MCU and DSP share PSRAM and SRAM, while DTCM is exclusively used by DSP. When the MCU’s PSRAM layout changes, the DSP’s LSP must be modified accordingly. Typically, DTCM and SRAM addresses remain at their defaults, with only PSRAM start and end addresses requiring adjustment. The PSRAM address adjustment method is as follows:

  1. Navigate to the directory {SDK}/project/img_utility

    cd {SDK}/project/img_utility
    
    • Run python lsp_modify.py to view the current DSP PSRAM address:

      >> python lsp_modify.py
      Current LSP psram: Start Address: 0x60300000, End Address: 0x61000000, Size: 0xd00000
      Invalid input.
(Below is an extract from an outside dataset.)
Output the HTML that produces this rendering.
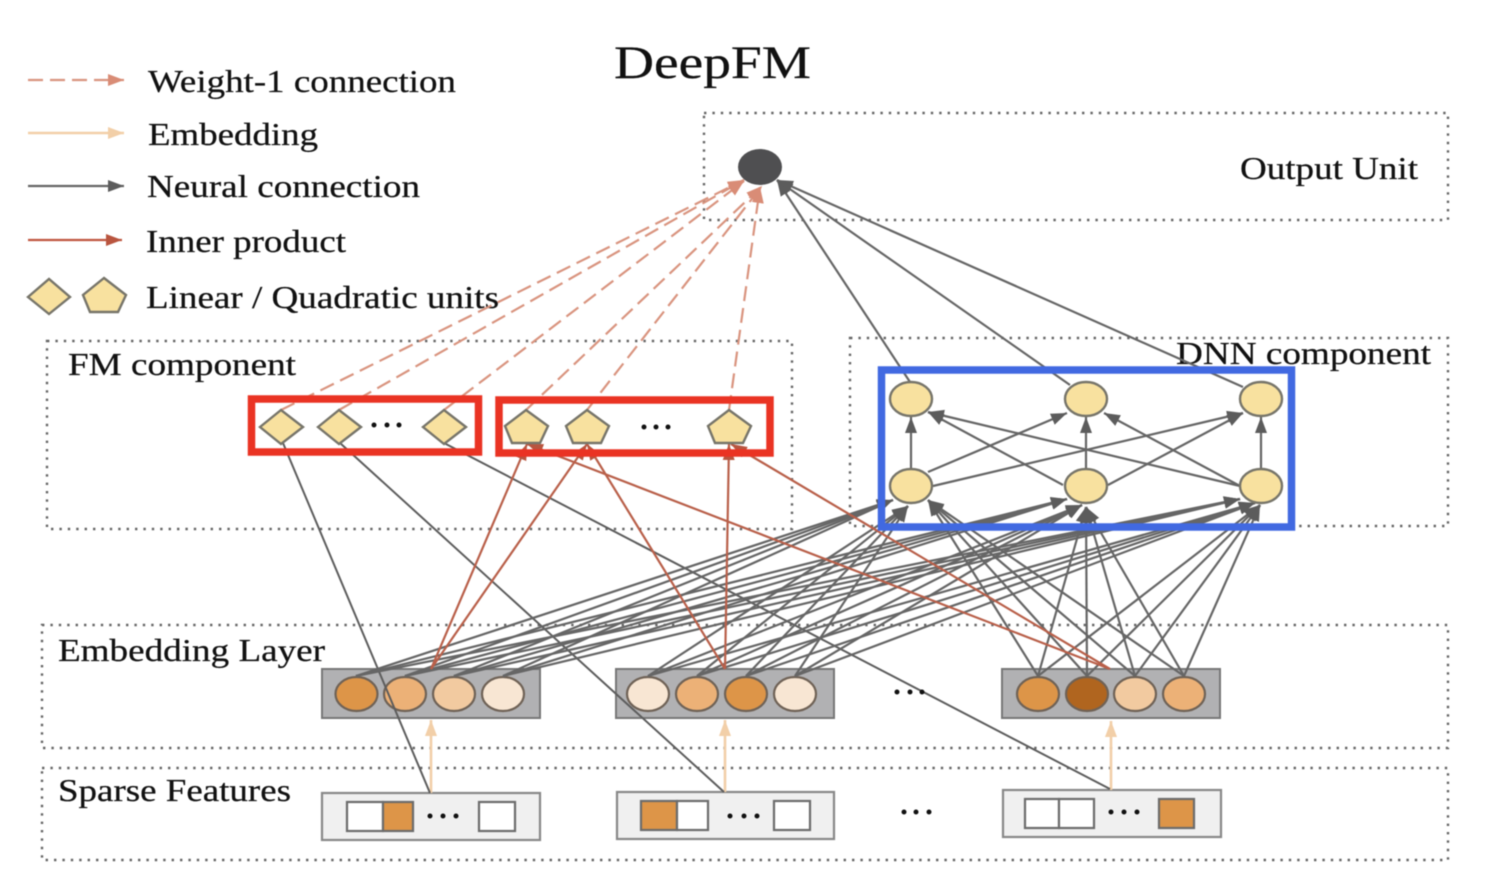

Please enter the start and end addresses in hex. Example: "python lsp_modify.py 0x60300000 0x61000000"
      DSP link script change FAIL.
      
    • Run python lsp_modify.py <start psram address in hex> <end psram address in hex> to directly generate a new LSP and output the new LSP information:

      >> python lsp_modify.py 0x60400000 0x60A00000
      Current LSP psram: Start Address: 0x60300000, End Address: 0x61000000, Size: 0xd00000
      New LSP psram: Start Address: 0x60400000, End Address: 0x60a00000, Size: 0x600000
      Warning : 'entry_table' start address not aligned to MPU min alignment
      (is 0x60400020, min alignment is 0x00001000)
      Warning : MPU region size smaller than min region size
      (0x60400020 - 0x60400040, is 32 must be at least 4096 bytes)
      Warning : 'unused' start address not aligned to MPU min alignment
      (is 0x60400040, min alignment is 0x00001000)
      New linker scripts generated in
      ../../project/RTK_LSP/RI-2021.8/HIFI5_PROD_1123_asic_UPG/RTK_LSP/ldscripts
      Change MCU layout (amebalite_layout.ld) PSRAM_DSP_START to 0x60400000
      

    This example adjusts the PSRAM start and end addresses to 0x60400000/0x60A00000. Since the script automatically generates the MPU table, the above address alignment warnings can be ignored and have no actual impact.

  2. Add the KEEP keyword in the linker script RTK_LSP/ldscripts/elf32xtensa.x:

    .ipc_table : ALIGN(4)
    {
       _ipc_table_start = ABSOLUTE(.);
       KEEP(*(.ipc_table))
       . = ALIGN (4);
       _ipc_table_end = ABSOLUTE(.);
    } >psram0_seg :psram0_phdr
    
    .command : ALIGN(4)
    {
       _command_start = ABSOLUTE(.);
       KEEP(*(.command))
       . = ALIGN (4);
       _command_end = ABSOLUTE(.);
    } >psram0_seg :psram0_phdr
    
  3. Modify the MCU memory layout file ({MCU_SDK}/amebalite_gcc_project/amebalite_layout.ld) based on the above script output:

    #define PSRAM_DSP_START        (0x60400000)
    
  4. Rebuild the DSP and MCU projects.

Note

  • Before using the script, ensure that the Xtensa toolchain’s bin directory has been added to the system/user PATH, otherwise executable files cannot be found.

  • If you have previously modified other MPU properties, please make the same modifications to the newly generated mpu_table.c.

  • Ensure that the newly generated mpu_table.c has been added to the compilation project.